I’m fascinated by microcomputers, especially Raspberry Pi’s. Long awaited 5’th model came to me as a gift from my partner. I couldn’t wait to put my hands on it and some few months ago, at last I had it. But running OS from SD card is not what I wanted. Neither “hardcabeled” SSD. Microcomputer is micro for a reason and it should stay like this. There is a solution that suits my needs and… let’s say it: sense of style!
NVMe Base
Due to a very high demand it was almost impossible to buy an NVMe Base shortly after RPi’s release in October 2023. I had to wait few more weeks for it. And of course, as most of RPi addons, I chose one from well known brand Pimoroni – based in UK microcomputer addons manufacturer. If you don’t know them, check out their website, it’s fantastic!
Installation
Finally I got it after few weeks of waiting. Demand was so high that Pimoroni had to divide orders into groups and deliver NVMe Bases group by group. My order contained a base and NVMe drive Patriot P300.

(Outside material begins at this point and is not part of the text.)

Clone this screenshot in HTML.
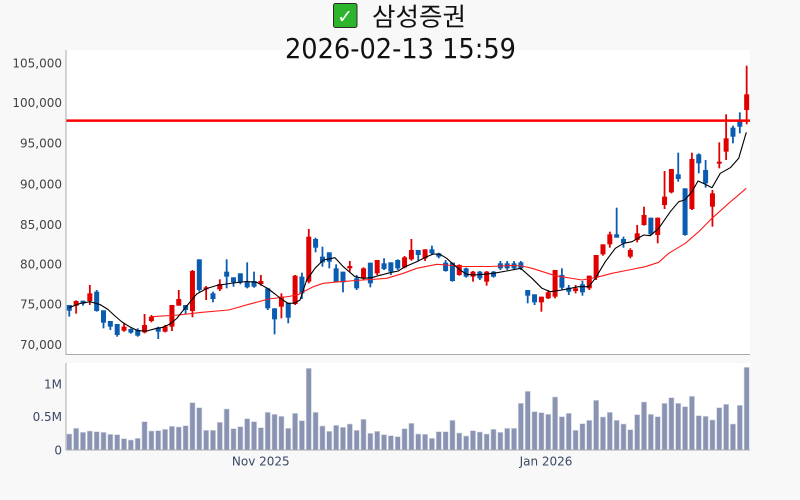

Installation process is pretty straight forward. There is an assembly instruction on the website but if you know RPi’s system it shouldn’t be a problem to do it yourself. I had my 6 year old boy to help.
Software installation
There are couple of things that are necessary to do, before installing the system on NVMe drive.
- Boot RPi from SD card with Rasbpian image
- Format the NVMe drive using Raspberry Imager tool from the Raspian GUI
- In terminal run
sudo raspi-config
- Go to “Advanced” and choose your NVMe drive to boot from
- Reboot RPi
Activating PCIe 3 mode
Note that this mode is officially not supported but works, quite well as I can tell from my experience.

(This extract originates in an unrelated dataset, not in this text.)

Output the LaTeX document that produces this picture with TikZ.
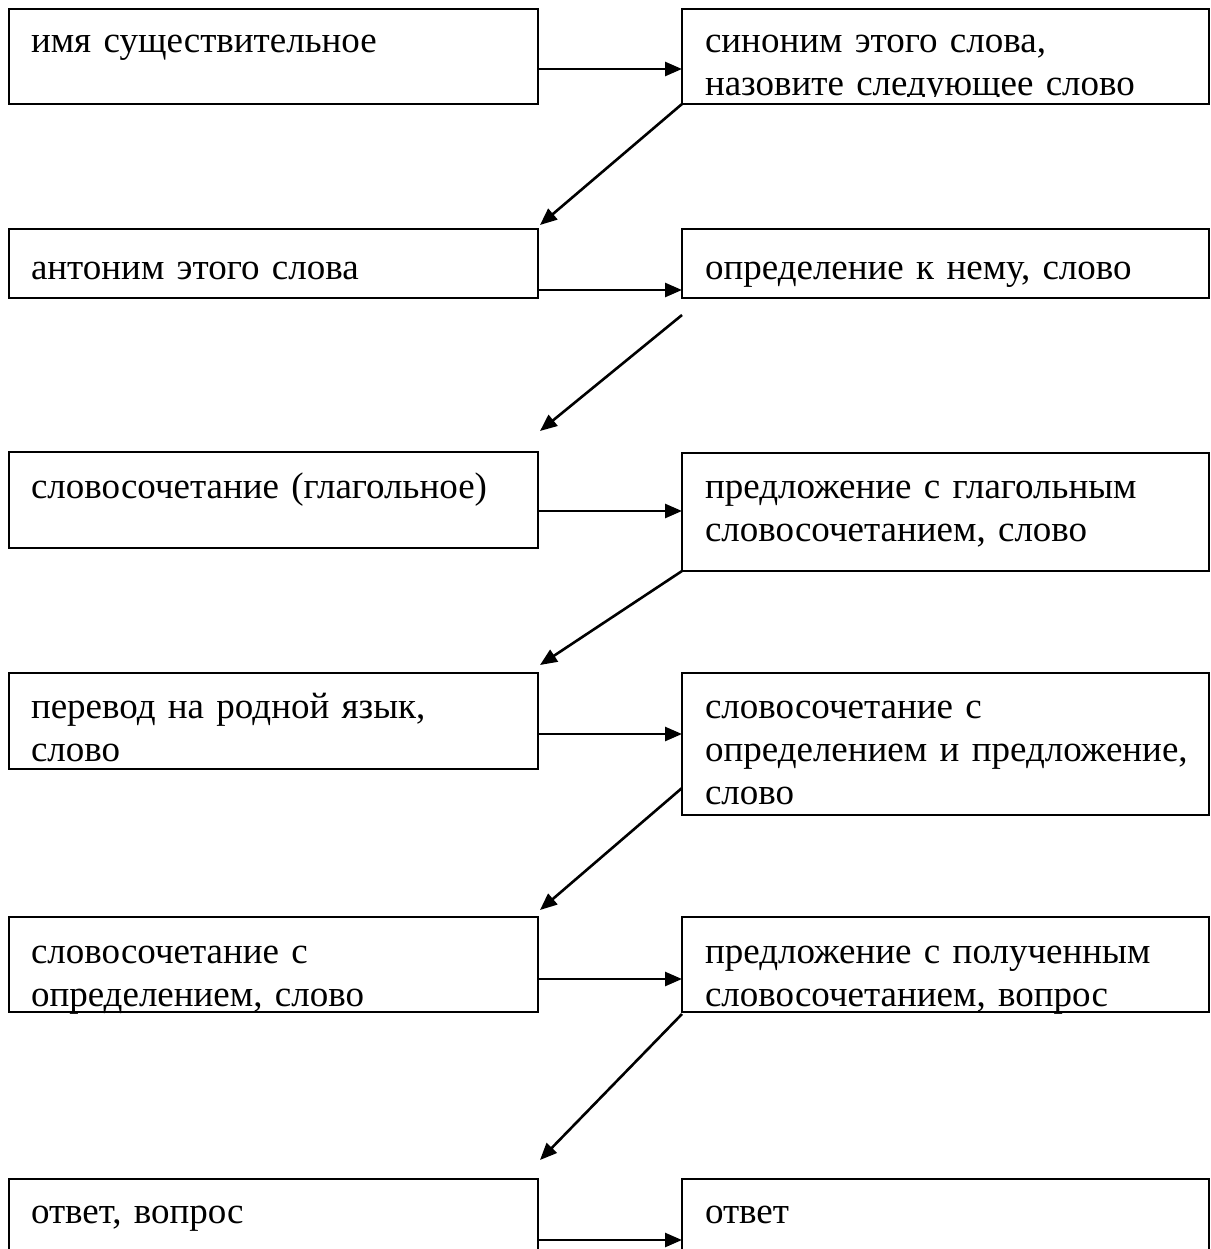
\documentclass[tikz,border=0pt]{standalone}
\usepackage{fontspec}
\setmainfont{Liberation Serif}
\usetikzlibrary{arrows.meta}
\tikzset{
  box/.style={draw, line width=2pt, rectangle, anchor=north west, inner sep=0pt, outer sep=0pt},
  txt/.style={anchor=base west, inner sep=0pt, outer sep=0pt, text width=520pt, align=left,
              font=\fontsize{37pt}{43pt}\selectfont},
  arr/.style={line width=2.6pt, -{Triangle[length=17pt,width=14pt]}}
}
\begin{document}
\begin{tikzpicture}[x=1pt,y=-1pt]
\useasboundingbox (0,0) rectangle (1210,1249);
\fill[white] (0,0) rectangle (1210,1249);
% boxes
\node[box, minimum width=529pt, minimum height=95pt]  (a1) at (9,9) {};
\node[box, minimum width=527pt, minimum height=95pt]  (b1) at (682,9) {};
\node[box, minimum width=529pt, minimum height=69pt]  (a2) at (9,229) {};
\node[box, minimum width=527pt, minimum height=69pt]  (b2) at (682,229) {};
\node[box, minimum width=529pt, minimum height=96pt]  (a3) at (9,452) {};
\node[box, minimum width=527pt, minimum height=118pt] (b3) at (682,453) {};
\node[box, minimum width=529pt, minimum height=96pt]  (a4) at (9,673) {};
\node[box, minimum width=527pt, minimum height=142pt] (b4) at (682,673) {};
\node[box, minimum width=529pt, minimum height=95pt]  (a5) at (9,917) {};
\node[box, minimum width=527pt, minimum height=95pt]  (b5) at (682,917) {};
\node[box, minimum width=529pt, minimum height=90pt]  (a6) at (9,1179) {};
\node[box, minimum width=527pt, minimum height=90pt]  (b6) at (682,1179) {};
% texts
\node[txt] (ta1) at ([xshift=22pt,yshift=-44pt]a1.north west) {имя существительное};
\begin{scope}
\clip (b1.north west) rectangle ([yshift=7pt]b1.south east);
\node[txt] (tb1) at ([xshift=23pt,yshift=-44pt]b1.north west) {синоним этого слова,\\назовите следующее слово};
\end{scope}
\node[txt] (ta2) at ([xshift=22pt,yshift=-50pt]a2.north west) {антоним этого слова};
\node[txt] (tb2) at ([xshift=23pt,yshift=-50pt]b2.north west) {определение к нему, слово};
\node[txt] (ta3) at ([xshift=22pt,yshift=-46pt]a3.north west) {словосочетание (глагольное)};
\node[txt] (tb3) at ([xshift=23pt,yshift=-45pt]b3.north west) {предложение с глагольным\\словосочетанием, слово};
\node[txt] (ta4) at ([xshift=22pt,yshift=-45pt]a4.north west) {перевод на родной язык,\\слово};
\node[txt] (tb4) at ([xshift=23pt,yshift=-45pt]b4.north west) {словосочетание с\\определением и предложение,\\слово};
\node[txt] (ta5) at ([xshift=22pt,yshift=-46pt]a5.north west) {словосочетание с\\определением, слово};
\node[txt] (tb5) at ([xshift=23pt,yshift=-46pt]b5.north west) {предложение с полученным\\словосочетанием, вопрос};
\node[txt] (ta6) at ([xshift=22pt,yshift=-44pt]a6.north west) {ответ, вопрос};
\node[txt] (tb6) at ([xshift=23pt,yshift=-44pt]b6.north west) {ответ};
% horizontal arrows
\draw[arr] ([yshift=-60pt]a1.north east) -- ([yshift=-60pt]b1.north west);
\draw[arr] ([yshift=-61pt]a2.north east) -- ([yshift=-61pt]b2.north west);
\draw[arr] ([yshift=-59pt]a3.north east) -- ([yshift=-58pt]b3.north west);
\draw[arr] ([yshift=-61pt]a4.north east) -- ([yshift=-61pt]b4.north west);
\draw[arr] ([yshift=-62pt]a5.north east) -- ([yshift=-62pt]b5.north west);
\draw[arr] ([yshift=-61pt]a6.north east) -- ([yshift=-61pt]b6.north west);
% diagonal connectors
\coordinate (s2) at ([yshift=-17pt]b2.south west);
\coordinate (s4) at ([yshift=27pt]b4.south west);
\coordinate (s5) at ([yshift=-2pt]b5.south west);
\draw[arr] (b1.south west) -- ([xshift=2pt,yshift=4pt]a2.north east);
\draw[arr] (s2) -- ([xshift=2pt,yshift=21pt]a3.north east);
\draw[arr] (b3.south west) -- ([xshift=2pt,yshift=8pt]a4.north east);
\draw[arr] (s4) -- ([xshift=2pt,yshift=7pt]a5.north east);
\draw[arr] (s5) -- ([xshift=2pt,yshift=19pt]a6.north east);
\end{tikzpicture}
\end{document}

Make sure your system is up to date. In that case you might want to run
sudo apt-get update && sudo apt-get upgrade
in terminal.
- Edit: /boot/firmware/config.txt (using nano or vim, if you prefer)
- Add line in the bootom of the file:
[all]
dtparam=pciex1_gen=3 - Save, exit and reboot
Benchmarks
As your drive is working at it’s full possible speed it’s time to make measurements. There are some simple benchmarking tools in terminal that I will use.
systemd-analyze
This one will show boot time, both kernel and the whole system.
sudo hdparm -t --direct /dev/nvme0n1pl
where /dev/nvme0n1pl is the path to your drive mountpoint. Your drive propably will have different name – you can check it with
fsdisk -l
I did few runs to get sort of a medium score in MB/s. Read speed should oscillate around 800-820 MB/s.
Write speeds were tested using a script
sudo curl https://raw.githubusercontent.com/TheRemote/PiBenchmarks/master/Storage.sh | sudo bash
Write speed was 436 MB/s. Really impressive! It leaves behind both SD cards (R/W ~ 70-90 MB/s) and USB3 SSD’s (R/W ~ 200 – 350 MB/s).
Conclusion
Benchmarks don’t leave any doubts – NVMe is the fastest memory technology on the market right now. If you want to use Raspberry PI 5 as I do for daily usage, such as internet browsing, LAN and servers management and even software development – which I do partially on RPi – NVMe drive is a way to take your raspberry to the next level!